Manufacturers also experienced strong growth in new export orders, though slightly softer than January’s near 14-year high. This surge in international demand encouraged manufacturers to expand their workforce further in February. The rate of job creation was the second-highest in the history of the survey, second only to January’s record level. “One in ten firms signalled greater recruitment activity, while only one per cent reported job losses,” the survey stated.

Input Costs and Inflation Trends

The manufacturing sector continued to face rising input costs, particularly in materials such as bamboo, leather, marketing services, rubber, and telecom. However, the overall rate of inflation eased for the third consecutive month, reaching its lowest level in a year. Meanwhile, charge inflation—reflecting the prices charged by manufacturers—remained above both its long-run average and the input cost inflation rate.

The resilience of charge inflation suggests that manufacturers are able to pass on some cost increases to consumers, despite the softer input price pressures. This, coupled with sustained demand, reflects underlying strength in the sector.

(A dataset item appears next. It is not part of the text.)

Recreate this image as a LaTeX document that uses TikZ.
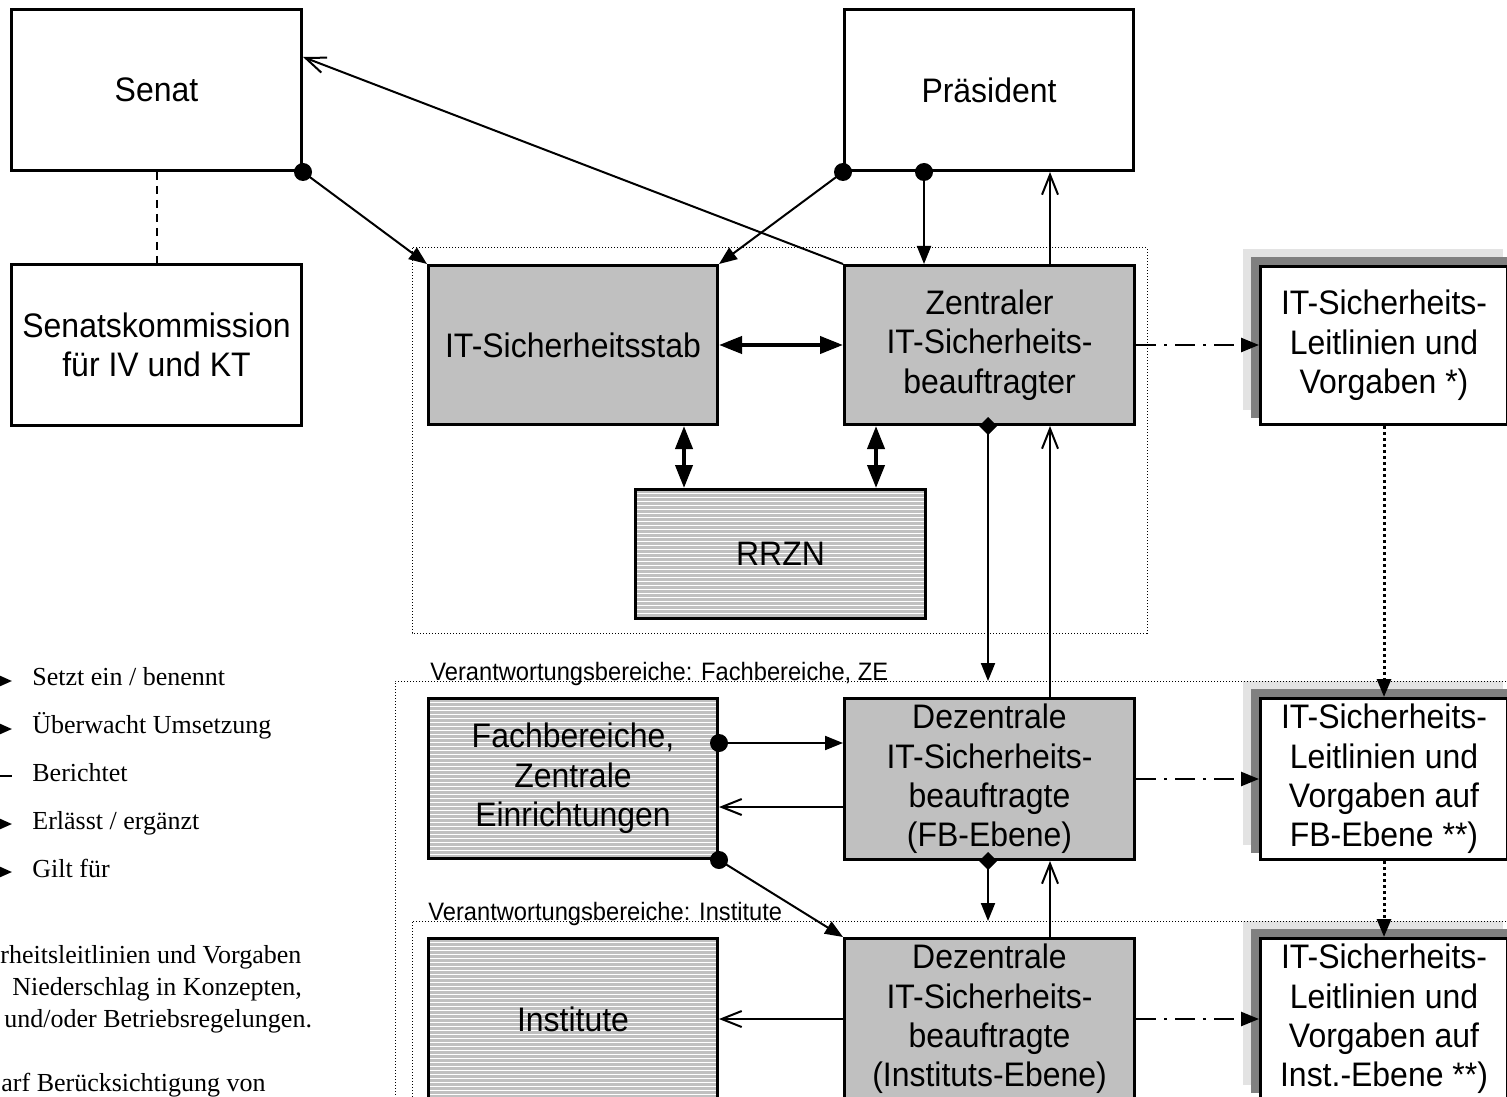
\documentclass[tikz,border=0pt]{standalone}
\usepackage{fontspec}
\setmainfont{Liberation Serif}
\newfontfamily\boxfont[FakeStretch=0.94]{Liberation Sans}
\usetikzlibrary{arrows.meta,calc,backgrounds}

\definecolor{boxgray}{HTML}{C0C0C0}
\definecolor{shadowdark}{HTML}{808080}
\definecolor{shadowlight}{HTML}{E3E3E3}

\begin{document}
\begin{tikzpicture}[x=0.5pt,y=-0.5pt,
  box/.style={draw, line width=1.5pt, inner sep=0pt, align=center, anchor=north west,
    font=\boxfont\fontsize{17}{19.7}\selectfont},
  wide/.style={minimum width=145pt, minimum height=80.5pt},
  grayfill/.style={fill=boxgray},
  hatched/.style={fill=boxgray, path picture={
      \foreach \k in {1,...,45}{
        \draw[white, line width=0.5pt]
          ([yshift={-\k*2pt}]path picture bounding box.north west) --
          ([yshift={-\k*2pt}]path picture bounding box.north east);
      }}},
  region/.style={line width=0.5pt, dash pattern=on 0.5pt off 1pt},
  regionlabel/.style={anchor=base west, inner sep=0pt,
    font=\boxfont\fontsize{12.6}{14}\selectfont},
  conn/.style={line width=1pt},
  fillarrow/.style={conn, -{Triangle[length=9pt,width=7pt]}},
  openarrow/.style={conn, -{Straight Barb[length=10pt,width=8pt]}},
  bothway/.style={line width=2pt,
    {Triangle[length=11.5pt,width=8.5pt]}-{Triangle[length=11.5pt,width=8.5pt]}},
  issues/.style={line width=1.25pt, dash pattern=on 10pt off 4pt on 1.5pt off 4pt,
    -{Triangle[length=9pt,width=7pt]}},
  applies/.style={line width=1.5pt, dash pattern=on 1.5pt off 1.5pt,
    -{Triangle[length=9pt,width=7pt]}},
  reports/.style={line width=1pt, dash pattern=on 4pt off 3pt},
  legendtext/.style={anchor=base west, inner sep=0pt, font=\fontsize{13}{16}\selectfont},
  note/.style={anchor=base west, inner sep=0pt, font=\fontsize{13}{16}\selectfont},
  dot/.style={fill=black},
]
\useasboundingbox (0,0) rectangle (1507,1096);
\clip (0,0) rectangle (1507,1096);

% responsibility areas
\draw[region] (412,248) rectangle (1147,633);
\draw[region] (1530,681) -- (395,681) -- (395,1120);
\draw[region] (1530,921) -- (412,921) -- (412,1120);
\coordinate (reg2top) at (0,681);
\coordinate (reg3top) at (0,921);
\node[regionlabel] (lblfb) at (430,680) {Verantwortungsbereiche: Fachbereiche, ZE};
\node[regionlabel] (lblinst) at (428,920) {Verantwortungsbereiche: Institute};

% boxes
\node[box, wide, fill=white] (senat) at (10,8) {Senat};
\node[box, wide, fill=white, minimum width=144.5pt] (praes) at (843,8) {Präsident};
\node[box, wide, fill=white] (komm) at (10,263) {Senatskommission\\für IV und KT};
\node[box, grayfill, minimum width=144.5pt, minimum height=79.5pt] (stab) at (427,264) {IT-Sicherheitsstab};
\node[box, grayfill, minimum width=145pt, minimum height=79.5pt] (zen) at (843,264) {Zentraler\\IT-Sicherheits-\\beauftragter};
\node[box, hatched, minimum width=145pt, minimum height=64.5pt] (rrzn) at (634,488) {RRZN};

\node[box, fill=white, minimum width=123.5pt, minimum height=79pt] (r1) at (1259,265) {IT-Sicherheits-\\Leitlinien und\\Vorgaben *)};
\node[box, fill=white, minimum width=123.5pt, minimum height=80.5pt] (r2) at (1259,697) {IT-Sicherheits-\\Leitlinien und\\Vorgaben auf\\FB-Ebene **)};
\node[box, fill=white, minimum width=123.5pt, minimum height=80.5pt] (r3) at (1259,937) {IT-Sicherheits-\\Leitlinien und\\Vorgaben auf\\Inst.-Ebene **)};

\node[box, hatched, minimum width=144.5pt, minimum height=80pt] (fb) at (427,697) {Fachbereiche,\\Zentrale\\Einrichtungen};
\node[box, grayfill, minimum width=145pt, minimum height=80.5pt] (dfb) at (843,697) {Dezentrale\\IT-Sicherheits-\\beauftragte\\(FB-Ebene)};
\node[box, hatched, minimum width=144.5pt, minimum height=80.5pt] (inst) at (427,937) {Institute};
\node[box, grayfill, minimum width=145pt, minimum height=80.5pt] (dinst) at (843,937) {Dezentrale\\IT-Sicherheits-\\beauftragte\\(Instituts-Ebene)};

% stacked shadows behind the guideline boxes
\begin{pgfonlayer}{background}
  \foreach \b in {r1,r2,r3}{
    \fill[shadowlight] ($(\b.north west)+(-16,-16)$) rectangle ($(\b.south east)+(-6,-16)$);
    \fill[shadowdark] ($(\b.north west)+(-8,-8)$) rectangle ($(\b.south east)+(0,-8)$);
  }
\end{pgfonlayer}

% attachment points
\coordinate (senatIn) at ($(senat.north east)+(0,49)$);
\coordinate (praesDot) at ($(praes.south west)+(81,0)$);
\coordinate (zenIn) at ($(zen.north west)+(81,0)$);
\coordinate (zenUp) at ($(zen.north west)+(207,0)$);
\coordinate (praesIn) at (zenUp |- praes.south);
\coordinate (stabDown) at ($(stab.south west)+(257,0)$);
\coordinate (rrznL) at (stabDown |- rrzn.north);
\coordinate (zenDown) at ($(zen.south west)+(33,0)$);
\coordinate (rrznR) at (zenDown |- rrzn.north);
\coordinate (zdia) at ($(zen.south west)+(145,0)$);
\coordinate (zup) at ($(zen.south west)+(207,0)$);
\coordinate (dfbTop) at (zup |- dfb.north);
\coordinate (fbDot) at ($(fb.north east)+(0,46)$);
\coordinate (dfbIn) at (fbDot -| dfb.west);
\coordinate (dfbOut) at ($(dfb.north west)+(0,110)$);
\coordinate (fbIn) at (dfbOut -| fb.east);
\coordinate (ddia) at ($(dfb.south west)+(145,0)$);
\coordinate (dup) at ($(dfb.south west)+(207,0)$);
\coordinate (dinstTop) at (dup |- dinst.north);

% connectors
\draw[reports] (senat.south) -- (komm.north);
\draw[fillarrow] (senat.south east) -- (stab.north west);
\draw[openarrow] (zen.north west) -- (senatIn);
\draw[fillarrow] (praes.south west) -- (stab.north east);
\draw[fillarrow] (praesDot) -- (zenIn);
\draw[openarrow] (zenUp) -- (praesIn);
\draw[bothway] (stab.east) -- (zen.west);
\draw[bothway] (stabDown) -- (rrznL);
\draw[bothway] (zenDown) -- (rrznR);
\draw[issues] (zen.east) -- (zen.east -| r1.west);
\draw[fillarrow] (zdia) -- (zdia |- reg2top);
\draw[openarrow] (dfbTop) -- (zup);
\draw[fillarrow] (fbDot) -- (dfbIn);
\draw[openarrow] (dfbOut) -- (fbIn);
\draw[fillarrow] (fb.south east) -- (dinst.north west);
\draw[fillarrow] (ddia) -- (ddia |- reg3top);
\draw[openarrow] (dinstTop) -- (dup);
\draw[issues] (dfb.east) -- (dfb.east -| r2.west);
\draw[issues] (dinst.east) -- (dinst.east -| r3.west);
\draw[openarrow] (dinst.west) -- (inst.east);
\draw[applies] (r1.south) -- (r2.north);
\draw[applies] (r2.south) -- (r3.north);

% connector end marks
\foreach \p in {senat.south east, praes.south west, praesDot, fbDot, fb.south east}
  \fill[dot] (\p) circle (4.5pt);
\foreach \p in {zdia, ddia}
  \fill (\p) ++(0,-9) -- ++(9,9) -- ++(-9,9) -- ++(-9,-9) -- cycle;

% legend
\coordinate (lg1) at (12,681);
\coordinate (lg2) at (12,729);
\coordinate (lg3) at (12,776);
\coordinate (lg4) at (12,824);
\coordinate (lg5) at (12,872);
\draw[conn, -{Triangle[length=6pt,width=5pt]}] ($(lg1)+(-60,0)$) -- (lg1);
\draw[conn, -{Triangle[length=6pt,width=5pt]}] ($(lg2)+(-60,0)$) -- (lg2);
\draw[conn] ($(lg3)+(-60,0)$) -- (lg3);
\draw[conn, -{Triangle[length=6pt,width=5pt]}] ($(lg4)+(-60,0)$) -- (lg4);
\draw[conn, -{Triangle[length=6pt,width=5pt]}] ($(lg5)+(-60,0)$) -- (lg5);
\node[legendtext] (lt1) at (32,685) {Setzt ein / benennt};
\node[legendtext] (lt2) at (32,733) {Überwacht Umsetzung};
\node[legendtext] (lt3) at (32,781) {Berichtet};
\node[legendtext] (lt4) at (32,829) {Erlässt / ergänzt};
\node[legendtext] (lt5) at (32,877) {Gilt für};

% footnotes
\node[note] (n1) at (0,963) {rheitsleitlinien und Vorgaben};
\node[note] (n2) at (12,995) {Niederschlag in Konzepten,};
\node[note] (n3) at (4,1027) {und/oder Betriebsregelungen.};
\node[note] (n4) at (1,1091) {arf Berücksichtigung von};
\end{tikzpicture}
\end{document}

Despite the February slowdown, manufacturing firms remain highly optimistic about future growth prospects. Many businesses anticipate that strong client demand will continue to support output expansion in the coming year.

“Unfinished business rose further in February, as demand growth continued to outpace increases in production. The rate of backlog accumulation was slight but nevertheless reached its highest since January 2024,” S&P Global reported. This suggests that firms are still operating near full capacity, indicating sustained demand that could drive future expansion.

While India’s manufacturing sector saw a mild deceleration in February, the overall outlook remains positive. The sector continues to benefit from strong domestic and international demand, increased workforce expansion, and strategic pricing initiatives. Though input costs are rising, easing inflationary pressures and continued demand are likely to support growth in the months ahead.

With business sentiment remaining strong and firms prepared to scale up operations, India’s manufacturing industry is well-positioned for continued expansion in 2025, despite short-term fluctuations in PMI readings.